• [Dataset section]:
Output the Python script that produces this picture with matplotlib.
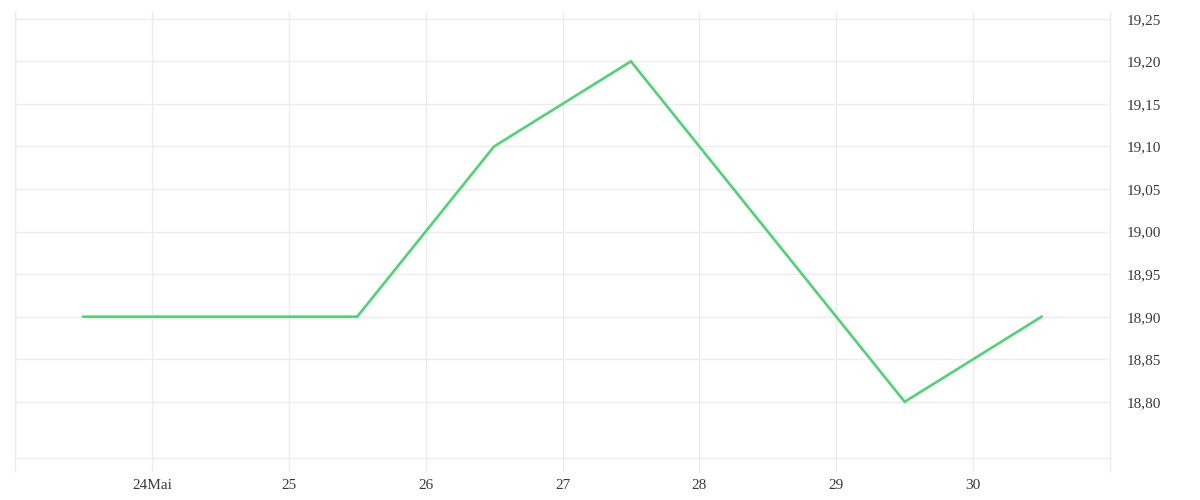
import datetime as dt

import matplotlib
matplotlib.use("Agg")
import matplotlib.pyplot as plt
import matplotlib.dates as mdates
from matplotlib.ticker import FuncFormatter

# values sampled at noon of each day (May)
days = [23, 24, 25, 26, 27, 28, 29, 30]
prices = [18.90, 18.90, 18.90, 19.10, 19.20, 19.00, 18.80, 18.90]

tick_days = [23, 24, 25, 26, 27, 28, 29, 30, 31]
tick_labels = ["", "24Mai", "25", "26", "27", "28", "29", "30", ""]
y_ticks = [18.80, 18.85, 18.90, 18.95, 19.00, 19.05, 19.10, 19.15, 19.20, 19.25]

LINE_COLOR = "#4dd474"
GRID_COLOR = "#ececec"
TEXT_COLOR = "#3a3a3a"

plt.rcParams["font.family"] = ["Liberation Serif", "DejaVu Serif"]


def main():
  fig = plt.figure(figsize=(12, 5), dpi=100, facecolor="w")
  ax = fig.add_axes([15 / 1200, 42 / 500, 1095 / 1200, 446 / 500])

  xs = [dt.datetime(2024, 5, d, 12) for d in days]
  ax.plot(xs, prices, color=LINE_COLOR, linewidth=1.9, solid_joinstyle="miter")

  ticks = [mdates.date2num(dt.datetime(2024, 5, d)) for d in tick_days]
  ax.set_xticks(ticks)
  ax.set_xticklabels(tick_labels, fontsize=11, color=TEXT_COLOR)
  ax.set_xlim(ticks[0], ticks[-1])

  ax.set_ylim(18.734, 19.258)
  ax.set_yticks(y_ticks)
  ax.yaxis.set_major_formatter(FuncFormatter(lambda v, p: "{:.2f}".format(v).replace(".", ",")))
  ax.yaxis.tick_right()
  ax.tick_params(axis="y", length=0, pad=12, labelsize=11, labelcolor=TEXT_COLOR)
  ax.tick_params(axis="x", length=10, width=1, color=GRID_COLOR, pad=5)

  ax.grid(True, color=GRID_COLOR, linewidth=1)
  ax.set_axisbelow(True)

  for side in ["left", "right", "bottom"]:
    ax.spines[side].set_color(GRID_COLOR)
    ax.spines[side].set_linewidth(1)
  ax.spines["top"].set_visible(False)

  fig.savefig("out.png", dpi=100, facecolor="w")
  plt.close()


if __name__ == "__main__":
  main()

• [Exercise requirements]:
Would you set down the listing exactly, omitting pictures?

• [Solution to this exercise]:
Output the Python script that produces this picture with matplotlib.
import datetime as dt

import matplotlib
matplotlib.use("Agg")
import matplotlib.pyplot as plt
import matplotlib.dates as mdates
from matplotlib.ticker import FuncFormatter

# values sampled at noon of each day (May)
days = [23, 24, 25, 26, 27, 28, 29, 30]
prices = [18.90, 18.90, 18.90, 19.10, 19.20, 19.00, 18.80, 18.90]

tick_days = [23, 24, 25, 26, 27, 28, 29, 30, 31]
tick_labels = ["", "24Mai", "25", "26", "27", "28", "29", "30", ""]
y_ticks = [18.80, 18.85, 18.90, 18.95, 19.00, 19.05, 19.10, 19.15, 19.20, 19.25]

LINE_COLOR = "#4dd474"
GRID_COLOR = "#ececec"
TEXT_COLOR = "#3a3a3a"

plt.rcParams["font.family"] = ["Liberation Serif", "DejaVu Serif"]


def main():
  fig = plt.figure(figsize=(12, 5), dpi=100, facecolor="w")
  ax = fig.add_axes([15 / 1200, 42 / 500, 1095 / 1200, 446 / 500])

  xs = [dt.datetime(2024, 5, d, 12) for d in days]
  ax.plot(xs, prices, color=LINE_COLOR, linewidth=1.9, solid_joinstyle="miter")

  ticks = [mdates.date2num(dt.datetime(2024, 5, d)) for d in tick_days]
  ax.set_xticks(ticks)
  ax.set_xticklabels(tick_labels, fontsize=11, color=TEXT_COLOR)
  ax.set_xlim(ticks[0], ticks[-1])

  ax.set_ylim(18.734, 19.258)
  ax.set_yticks(y_ticks)
  ax.yaxis.set_major_formatter(FuncFormatter(lambda v, p: "{:.2f}".format(v).replace(".", ",")))
  ax.yaxis.tick_right()
  ax.tick_params(axis="y", length=0, pad=12, labelsize=11, labelcolor=TEXT_COLOR)
  ax.tick_params(axis="x", length=10, width=1, color=GRID_COLOR, pad=5)

  ax.grid(True, color=GRID_COLOR, linewidth=1)
  ax.set_axisbelow(True)

  for side in ["left", "right", "bottom"]:
    ax.spines[side].set_color(GRID_COLOR)
    ax.spines[side].set_linewidth(1)
  ax.spines["top"].set_visible(False)

  fig.savefig("out.png", dpi=100, facecolor="w")
  plt.close()


if __name__ == "__main__":
  main()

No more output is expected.